INPUT DATA ->
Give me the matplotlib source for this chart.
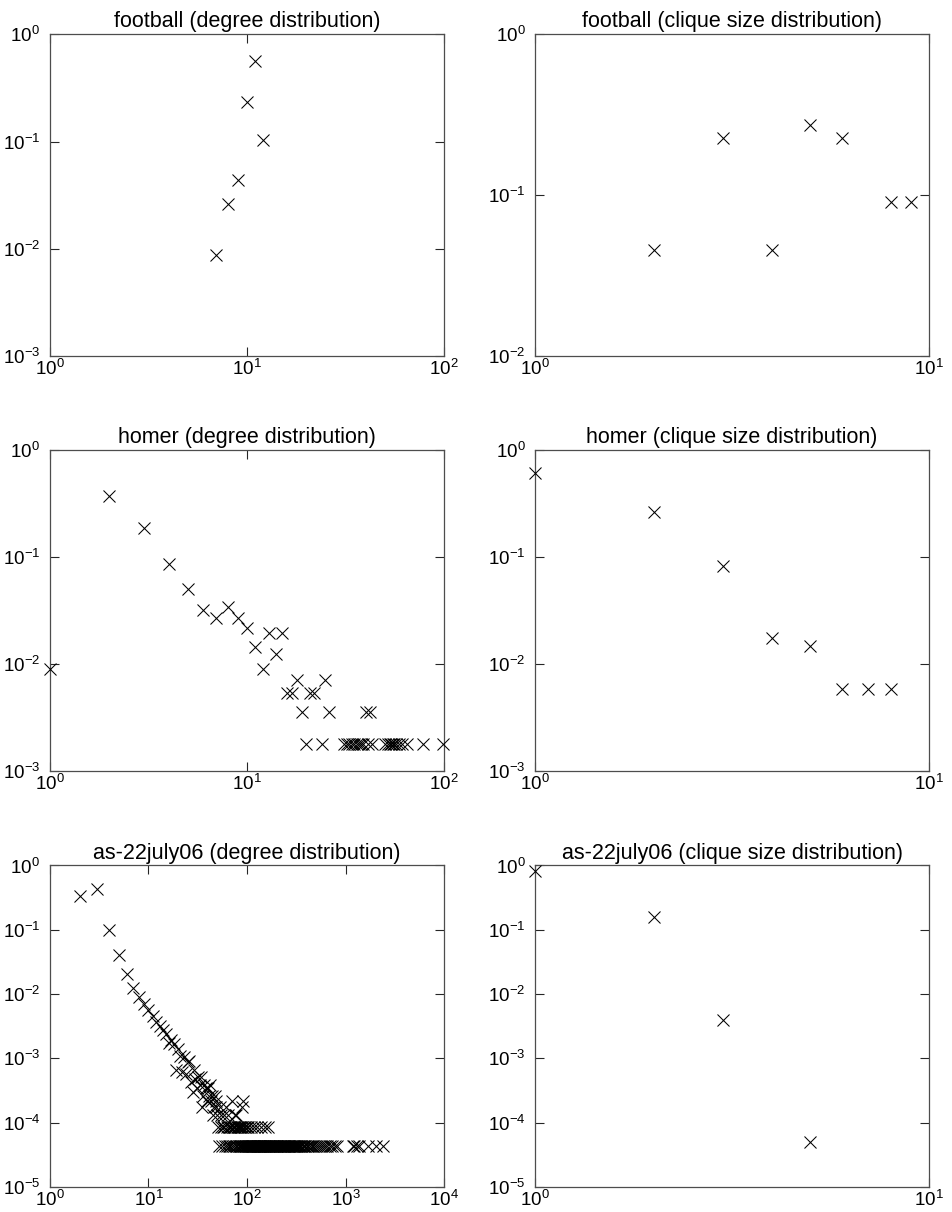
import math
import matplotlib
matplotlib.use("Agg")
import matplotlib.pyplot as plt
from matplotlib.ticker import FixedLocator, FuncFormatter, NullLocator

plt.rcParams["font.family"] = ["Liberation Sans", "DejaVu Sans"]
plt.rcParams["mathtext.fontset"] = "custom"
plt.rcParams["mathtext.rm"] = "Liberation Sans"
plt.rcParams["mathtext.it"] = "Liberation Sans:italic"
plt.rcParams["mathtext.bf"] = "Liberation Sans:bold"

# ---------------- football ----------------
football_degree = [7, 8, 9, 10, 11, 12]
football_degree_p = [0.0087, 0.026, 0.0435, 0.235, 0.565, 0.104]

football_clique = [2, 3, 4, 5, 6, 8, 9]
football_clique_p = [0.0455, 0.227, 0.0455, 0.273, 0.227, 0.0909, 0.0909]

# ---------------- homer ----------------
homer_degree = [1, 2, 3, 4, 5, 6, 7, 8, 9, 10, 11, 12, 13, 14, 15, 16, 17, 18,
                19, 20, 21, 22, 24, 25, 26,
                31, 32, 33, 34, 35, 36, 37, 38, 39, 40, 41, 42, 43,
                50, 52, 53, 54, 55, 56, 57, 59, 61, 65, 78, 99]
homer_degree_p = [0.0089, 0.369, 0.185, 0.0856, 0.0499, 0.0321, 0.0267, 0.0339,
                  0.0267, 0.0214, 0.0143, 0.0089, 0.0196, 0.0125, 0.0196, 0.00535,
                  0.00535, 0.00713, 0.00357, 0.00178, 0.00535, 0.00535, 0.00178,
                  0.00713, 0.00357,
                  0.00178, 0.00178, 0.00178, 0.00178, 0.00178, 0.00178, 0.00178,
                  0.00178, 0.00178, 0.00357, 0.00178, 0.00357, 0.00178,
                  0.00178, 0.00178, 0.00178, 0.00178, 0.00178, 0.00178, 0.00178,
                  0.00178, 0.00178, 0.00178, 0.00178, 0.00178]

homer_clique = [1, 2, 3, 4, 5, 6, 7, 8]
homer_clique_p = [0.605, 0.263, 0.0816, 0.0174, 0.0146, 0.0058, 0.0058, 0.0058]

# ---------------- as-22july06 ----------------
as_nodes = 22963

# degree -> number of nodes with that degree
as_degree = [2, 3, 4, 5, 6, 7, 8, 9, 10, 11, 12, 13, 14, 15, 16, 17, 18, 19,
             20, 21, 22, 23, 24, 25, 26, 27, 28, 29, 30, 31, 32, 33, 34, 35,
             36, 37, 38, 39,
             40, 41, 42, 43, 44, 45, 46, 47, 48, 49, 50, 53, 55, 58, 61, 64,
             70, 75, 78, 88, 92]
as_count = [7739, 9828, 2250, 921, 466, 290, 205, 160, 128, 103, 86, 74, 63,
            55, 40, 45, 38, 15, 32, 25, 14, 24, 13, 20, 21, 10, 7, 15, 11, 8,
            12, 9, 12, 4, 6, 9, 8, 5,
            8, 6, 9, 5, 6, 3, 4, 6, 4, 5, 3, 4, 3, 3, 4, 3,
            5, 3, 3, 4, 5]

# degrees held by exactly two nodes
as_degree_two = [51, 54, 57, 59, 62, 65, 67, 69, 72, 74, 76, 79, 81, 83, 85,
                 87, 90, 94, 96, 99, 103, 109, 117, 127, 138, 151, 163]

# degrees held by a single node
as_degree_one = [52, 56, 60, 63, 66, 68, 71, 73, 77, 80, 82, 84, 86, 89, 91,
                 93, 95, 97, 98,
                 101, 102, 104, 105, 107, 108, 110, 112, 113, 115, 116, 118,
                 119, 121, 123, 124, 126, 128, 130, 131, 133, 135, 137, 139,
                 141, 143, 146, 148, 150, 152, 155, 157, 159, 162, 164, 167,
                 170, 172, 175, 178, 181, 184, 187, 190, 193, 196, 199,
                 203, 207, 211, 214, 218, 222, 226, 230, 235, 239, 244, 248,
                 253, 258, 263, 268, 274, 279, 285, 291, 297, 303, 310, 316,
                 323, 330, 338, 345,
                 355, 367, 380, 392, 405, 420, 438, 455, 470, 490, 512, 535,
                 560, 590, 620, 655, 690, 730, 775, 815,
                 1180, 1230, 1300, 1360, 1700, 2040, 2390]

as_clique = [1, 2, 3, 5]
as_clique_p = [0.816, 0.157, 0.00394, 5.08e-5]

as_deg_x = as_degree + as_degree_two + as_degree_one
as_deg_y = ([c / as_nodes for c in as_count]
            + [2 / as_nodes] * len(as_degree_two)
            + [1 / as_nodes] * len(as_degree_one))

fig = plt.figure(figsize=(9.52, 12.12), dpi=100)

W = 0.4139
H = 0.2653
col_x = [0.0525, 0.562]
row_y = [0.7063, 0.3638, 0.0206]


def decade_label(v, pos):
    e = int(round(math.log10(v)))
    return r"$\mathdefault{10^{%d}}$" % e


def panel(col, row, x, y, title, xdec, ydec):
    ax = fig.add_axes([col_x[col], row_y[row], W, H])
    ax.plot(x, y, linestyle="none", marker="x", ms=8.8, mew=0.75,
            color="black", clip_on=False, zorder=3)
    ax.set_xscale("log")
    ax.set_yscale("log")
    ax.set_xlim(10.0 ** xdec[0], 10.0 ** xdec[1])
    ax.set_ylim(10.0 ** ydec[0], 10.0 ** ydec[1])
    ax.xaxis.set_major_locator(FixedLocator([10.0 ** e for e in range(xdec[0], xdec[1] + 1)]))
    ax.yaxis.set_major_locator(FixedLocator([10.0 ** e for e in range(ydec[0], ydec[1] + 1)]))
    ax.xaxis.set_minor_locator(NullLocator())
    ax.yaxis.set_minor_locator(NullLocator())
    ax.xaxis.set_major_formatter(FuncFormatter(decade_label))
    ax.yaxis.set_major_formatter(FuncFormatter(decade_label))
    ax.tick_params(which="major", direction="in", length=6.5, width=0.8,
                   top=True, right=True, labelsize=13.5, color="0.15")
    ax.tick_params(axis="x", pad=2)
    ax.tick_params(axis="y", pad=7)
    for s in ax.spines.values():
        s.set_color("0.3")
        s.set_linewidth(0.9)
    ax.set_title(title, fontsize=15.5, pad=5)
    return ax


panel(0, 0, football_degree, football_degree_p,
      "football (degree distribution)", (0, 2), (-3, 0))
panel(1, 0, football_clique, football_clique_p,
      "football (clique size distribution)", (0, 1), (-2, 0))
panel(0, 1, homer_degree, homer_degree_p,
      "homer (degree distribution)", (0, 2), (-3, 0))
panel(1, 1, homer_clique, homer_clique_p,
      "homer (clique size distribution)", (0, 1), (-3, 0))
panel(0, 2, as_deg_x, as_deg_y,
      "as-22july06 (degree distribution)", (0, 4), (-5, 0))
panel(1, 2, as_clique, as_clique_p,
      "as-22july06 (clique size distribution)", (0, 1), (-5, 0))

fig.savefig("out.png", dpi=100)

--

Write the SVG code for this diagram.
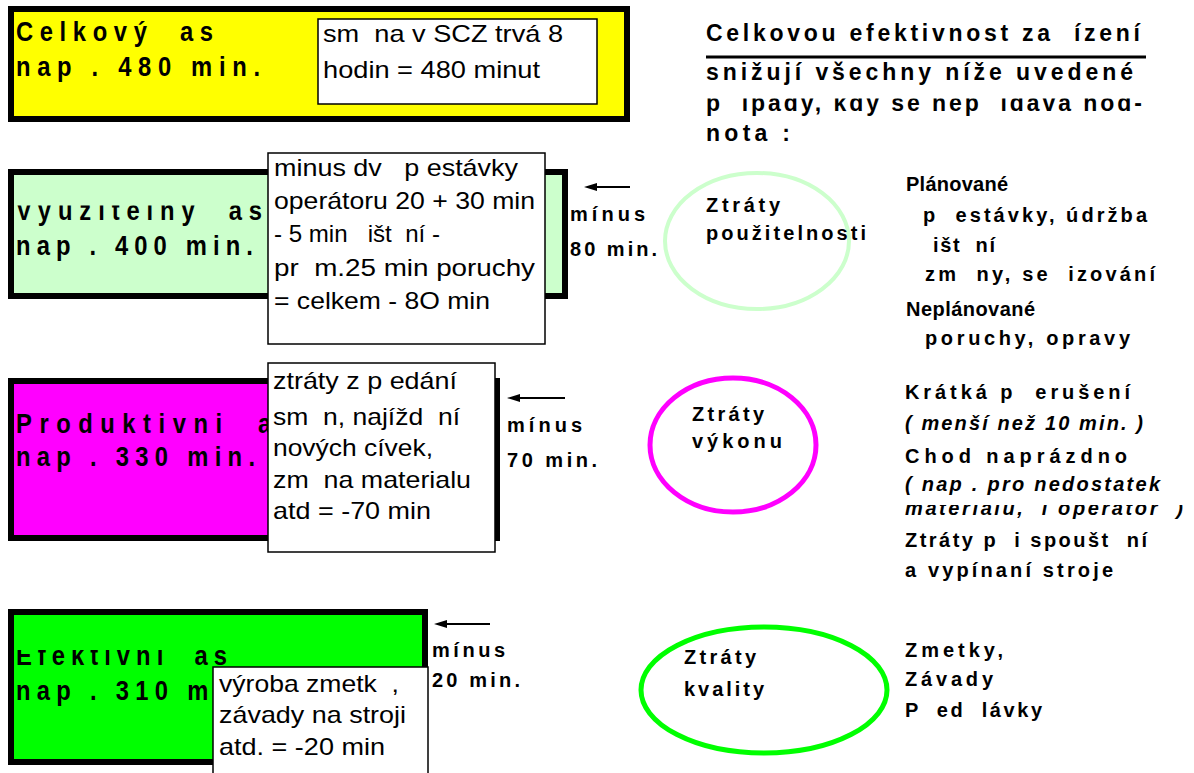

WHAT TO DO ->
From the listing above, repeat only the lines between the line containing "Give me the matplotlib source for this chart." and the line containing "from matplotlib.ticker import", those two included. Pictures are not part of the copy.

OUTPUT FOR THIS TASK ->
Give me the matplotlib source for this chart.
import math
import matplotlib
matplotlib.use("Agg")
import matplotlib.pyplot as plt
from matplotlib.ticker import FixedLocator, FuncFormatter, NullLocator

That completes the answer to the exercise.